If the perception of the millennial generation is as a bunch of easy-going slackers with smartphones, then the investment world might want to form its own opinion.
In an insightful article posted on LinkedIn this week, Elliot Weissbluth, CEO of HighTower Advisors in Chicago, tells the investment world it better take notice of millenials (those born between 1985 and 2000) before dismissing them, saying they have “enormous influence” over the financial services world.
“The Millennials’ eyes are wide open, watchful and alert, and for a very good reason — they know the generations preceding them were sold a bill of goods,” Weissbluth writes.
It’s more than just sound logic and a careful eye on trends — it’s history repeating itself. The generation of Americans that watched their parents, families and friends lose everything in the Great Depression later fueled American prosperity. They then gave birth to the baby boomers, who helped get the country out of the hiccup of the late 1970s.
Then somewhere in the subsequent generations, we took more risks and cut the webbing of just about every financial safety net we had. The millenials barely had time to process high school before they were learning all about what a 401(k) is, why they couldn’t have their Sweet 16 party, why they were going to state school instead of an Ivy League institution or why they had to move to a new town so their parents had a better shot at getting a job. In the most extreme cases, they found out what it was like to move and live with an extended family, or not even live in a house at all.
And when millenials started graduating from college in the mid-2000s, they found the stingiest job market in years. This generation already has been beaten down. Millenials get saddled with the stereotype of having the air of entitlement, but many of them had that stereotype stripped away in real-life experiences.
A couple of weeks ago, I was talking to Joe Besecker, chairman, president and CEO of Emerald Advisers in Manheim Township. He told me the college interns he’s brought on in the last few years completely blow the millennial stereotypes out of the water, because they know exactly how hard it’s going to be to get a job when they’re done with their internships and how much they may have watched their parents struggle. So they work harder than the interns he had previously.
Coincidentally, the Pennsylvania Department of Banking and Securities on Wednesday launched a new Facebook community page, “PA Investor Education,” featuring information about the department’s investor education programs, public events and publications, links to investment news and more.

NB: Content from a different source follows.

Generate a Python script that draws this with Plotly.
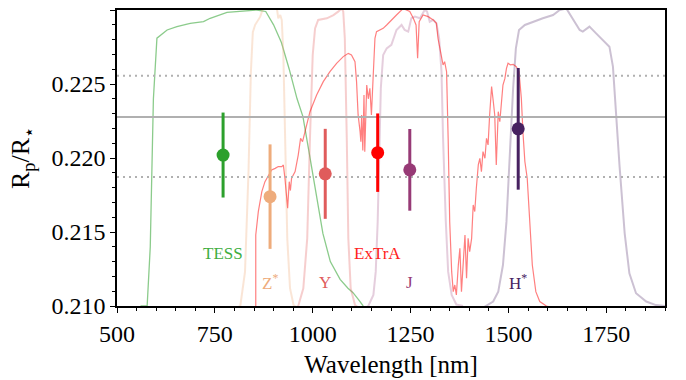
import plotly.graph_objects as go

# ---------------- data ----------------
bands = ["TESS", "Z<sup>*</sup>", "Y", "ExTrA", "J", "H<sup>*</sup>"]
band_wl = [771, 891, 1032, 1166, 1248, 1525]
band_rp = [0.22020, 0.21739, 0.21893, 0.22036, 0.21920, 0.22197]
band_err = [0.00287, 0.00353, 0.00304, 0.00265, 0.00276, 0.00411]
band_colors = ["#2ca02c", "#eeac7c", "#e05c5c", "#ff0000", "#973a76", "#472160"]
label_colors = ["#3fae3f", "#eeac7c", "#e05c5c", "#ff2020", "#973a76", "#472160"]
label_y = [0.21352, 0.21160, 0.21160, 0.21356, 0.21160, 0.21160]

mean_rp = 0.22277
upper_rp = 0.22556
lower_rp = 0.21871

tess_wl = [560, 577, 585, 593, 602, 615, 628, 653, 687, 721, 738, 781, 823, 857, 880,
           900, 920, 940, 960, 975, 990, 1001, 1015, 1026, 1045, 1070, 1090, 1103, 1118, 1129]
tess_tr = [0.2100, 0.2100, 0.2140, 0.2240, 0.2281, 0.2284, 0.22865, 0.22888, 0.2291, 0.22921,
           0.22944, 0.22984, 0.22995, 0.2300, 0.2299, 0.2290, 0.2278, 0.2260, 0.2240, 0.2228,
           0.2205, 0.2187, 0.2165, 0.2149, 0.2130, 0.2118, 0.2112, 0.2109, 0.2104, 0.2100]

zs_wl = [800, 815, 827, 836, 842, 847, 853, 866, 874, 890, 908, 912, 917, 921, 925, 929,
         935, 942, 951, 963]
zs_tr = [0.2098, 0.2100, 0.2123, 0.2191, 0.2258, 0.2285, 0.2290, 0.22955, 0.2302, 0.2303,
         0.2302, 0.22944, 0.22966, 0.22932, 0.22696, 0.22133, 0.21457, 0.2112, 0.21007, 0.2098]

y_wl = [950, 963, 976, 986, 993, 1000, 1006, 1014, 1036, 1053, 1065, 1074, 1078, 1082,
        1087, 1091, 1097, 1108, 1121]
y_tr = [0.2098, 0.2100, 0.2112, 0.21457, 0.22133, 0.22696, 0.22876, 0.22933, 0.22944,
        0.22966, 0.22989, 0.2301, 0.2299, 0.22809, 0.22133, 0.21457, 0.2112, 0.21007, 0.2098]

j_wl = [1130, 1142, 1155, 1161, 1166, 1170, 1174, 1180, 1189, 1201, 1214, 1227, 1235, 1244,
        1252, 1261, 1274, 1286, 1292, 1299, 1308, 1316, 1323, 1329, 1333, 1340, 1346, 1355,
        1367, 1384]
j_tr = [0.2098, 0.2100, 0.21075, 0.21232, 0.2157, 0.2203, 0.22471, 0.22696, 0.22741, 0.22764,
        0.22865, 0.22899, 0.22865, 0.22854, 0.22944, 0.22955, 0.22944, 0.2300, 0.2299, 0.22921,
        0.22933, 0.2291, 0.22809, 0.22583, 0.22133, 0.2157, 0.21232, 0.21075, 0.2101, 0.2100]

hs_wl = [1430, 1444, 1461, 1474, 1486, 1495, 1503, 1512, 1519, 1527, 1542, 1563, 1588, 1614,
         1631, 1648, 1665, 1682, 1690, 1707, 1724, 1741, 1758, 1767, 1775, 1784, 1797, 1809,
         1826, 1852, 1877, 1900]
hs_tr = [0.2098, 0.2100, 0.2103, 0.21097, 0.21277, 0.2157, 0.2203, 0.22471, 0.22741, 0.22865,
         0.22899, 0.22921, 0.22944, 0.22966, 0.2300, 0.2301, 0.22933, 0.22865, 0.22854, 0.22888,
         0.22842, 0.22797, 0.22752, 0.22617, 0.22279, 0.21942, 0.21491, 0.21221, 0.21086,
         0.2103, 0.21006, 0.2100]

extra_wl = [854.5, 854.5, 861, 870, 878, 887, 895, 904, 912, 921,
            925, 929, 934, 936, 940, 943, 946, 955, 963, 969,
            974, 980, 993, 1010, 1027, 1044, 1061, 1078, 1091, 1099,
            1108, 1112, 1116, 1121, 1123, 1125, 1128, 1131, 1133, 1138,
            1142, 1146, 1150, 1155, 1159, 1163, 1172, 1180, 1189, 1201,
            1214, 1231, 1248, 1257, 1264, 1268, 1272, 1282, 1295, 1308,
            1316, 1320, 1325, 1329, 1333, 1337, 1342, 1346, 1350, 1355,
            1359, 1363, 1367, 1372, 1376, 1380, 1384, 1389, 1393, 1397,
            1401, 1406, 1410, 1414, 1418, 1423, 1427, 1431, 1435, 1440,
            1444, 1448, 1452, 1457, 1461, 1465, 1469, 1474, 1478, 1482,
            1486, 1491, 1495, 1499, 1505, 1512, 1520, 1527, 1533, 1537,
            1542, 1548, 1554, 1561, 1570, 1580, 1597, 1610]
extra_tr = [0.2095, 0.2148, 0.21638, 0.21773, 0.21840, 0.21885, 0.21919, 0.21930, 0.21942, 0.21942,
            0.21953, 0.21863, 0.21683, 0.21660, 0.21840, 0.21780, 0.21863, 0.21908, 0.22020, 0.22133,
            0.2211, 0.22178, 0.22313, 0.22426, 0.22516, 0.22583, 0.2264, 0.22685, 0.22707, 0.22696,
            0.22651, 0.22516, 0.22291, 0.22178, 0.2211, 0.22291, 0.2205, 0.22426, 0.22043, 0.22493,
            0.2240, 0.22471, 0.22291, 0.22583, 0.22809, 0.22854, 0.22865, 0.22876, 0.22899, 0.22933,
            0.22966, 0.2301, 0.2299, 0.22944, 0.22899, 0.22674, 0.22921, 0.22966, 0.22955, 0.22933,
            0.2291, 0.22809, 0.22741, 0.22674, 0.22629, 0.22651, 0.22583, 0.22133, 0.2157, 0.21232,
            0.21097, 0.21142, 0.21075, 0.21277, 0.2139, 0.21097, 0.21277, 0.21480, 0.21187, 0.21457,
            0.21367, 0.21457, 0.21683, 0.21638, 0.21796, 0.21953, 0.21998, 0.21908, 0.22043, 0.21998,
            0.22133, 0.22088, 0.22291, 0.22482, 0.2239, 0.22291, 0.21953, 0.22313, 0.22246, 0.2238,
            0.22493, 0.22538, 0.22606, 0.22640, 0.2263, 0.22633, 0.22617, 0.22583, 0.22403, 0.22178,
            0.21976, 0.21863, 0.2157, 0.21277, 0.21097, 0.2103, 0.2100, 0.2099]

x_ticks = [500, 750, 1000, 1250, 1500, 1750]
y_ticks = [0.210, 0.215, 0.220, 0.225, 0.230]

FONT = "'Liberation Serif', 'Times New Roman', 'DejaVu Serif', serif"

fig = go.Figure()

curves = [
    (tess_wl, tess_tr, "rgba(44,160,44,0.55)", 1.3),
    (zs_wl, zs_tr, "rgba(240,170,120,0.30)", 2.0),
    (y_wl, y_tr, "rgba(224,92,92,0.30)", 2.0),
    (j_wl, j_tr, "rgba(151,58,118,0.25)", 2.0),
    (hs_wl, hs_tr, "rgba(71,33,96,0.28)", 2.0),
    (extra_wl, extra_tr, "rgba(255,0,0,0.5)", 1.2),
]
for wl, tr, col, w in curves:
    fig.add_trace(go.Scatter(x=wl, y=tr, mode="lines", line=dict(color=col, width=w),
                             hoverinfo="skip", showlegend=False))

for val, dash in [(mean_rp, "solid"), (upper_rp, "2px,4px"), (lower_rp, "2px,4px")]:
    fig.add_trace(go.Scatter(x=[x_ticks[0], 1900], y=[val, val], mode="lines",
                             line=dict(color="#b0b0b0", width=2, dash=dash),
                             hoverinfo="skip", showlegend=False))

for name, wl, rp, er, col in zip(bands, band_wl, band_rp, band_err, band_colors):
    fig.add_trace(go.Scatter(x=[wl], y=[rp], mode="markers",
                             marker=dict(color=col, size=13),
                             error_y=dict(type="data", array=[er], color=col, thickness=3, width=0),
                             showlegend=False, name=name))

for name, wl, ly, col in zip(bands, band_wl, label_y, label_colors):
    fig.add_annotation(x=wl, y=ly, text=name, showarrow=False,
                       font=dict(family=FONT, size=17, color=col),
                       xanchor="center", yanchor="middle")

axis_common = dict(showline=True, linecolor="black", linewidth=1.5, mirror=True,
                   showgrid=False, zeroline=False, ticks="outside", ticklen=5,
                   tickwidth=1.2, tickcolor="black",
                   tickfont=dict(family=FONT, size=24, color="black"))

fig.update_xaxes(range=[500, 1900], tickvals=x_ticks,
                 minor=dict(dtick=50, tick0=500, ticks="outside", ticklen=3, tickcolor="black"),
                 title=dict(text="Wavelength [nm]", font=dict(family=FONT, size=25, color="black"),
                            standoff=10),
                 **axis_common)
fig.update_yaxes(range=[0.210, 0.230], tickvals=y_ticks, tickformat=".3f",
                 minor=dict(dtick=0.001, tick0=0.210, ticks="outside", ticklen=3, tickcolor="black"),
                 title=dict(text="R<sub>p</sub>/R<sub>⋆</sub>", font=dict(family=FONT, size=26, color="black"),
                            standoff=14),
                 **axis_common)

fig.update_layout(width=686, height=380, plot_bgcolor="white", paper_bgcolor="white",
                  font=dict(family=FONT),
                  margin=dict(l=117, r=21, t=10, b=74, autoexpand=False))

fig.write_html("out.html", config={"displayModeBar": False},
               post_script="document.body.style.margin='0';")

“The Corbett Administration recognizes the power of social media to connect people to information they need and can use,” Glenn E. Moyer, secretary of Banking and Securities, said in a news release.
While nowhere in the release does it mention millenials specifically, look at the profile of the average person who uses Facebook, according to Pew Research — adults 18 to 29. Hello, millennials!
In related news, I just Googled “wealth management central pennsylvania” and randomly picked five midstate firms, some of which are very well known. A quick audit showed not one of them had a Facebook or Twitter page. But hey, at least they all had email addresses -- well, some of them did.
Financial experts know better than to dismiss any group, but it sounds as if they should make it a point to pay special attention to this group of new investors since Weissbluth notes they’re already “saving more early and more often than their parents,” and another 10 years of millennials haven’t even graduated college yet.
This generation could be the big money makers of the next 50 years, and they’re starting now, with or without the financial services industry. So far, it seems like “without.”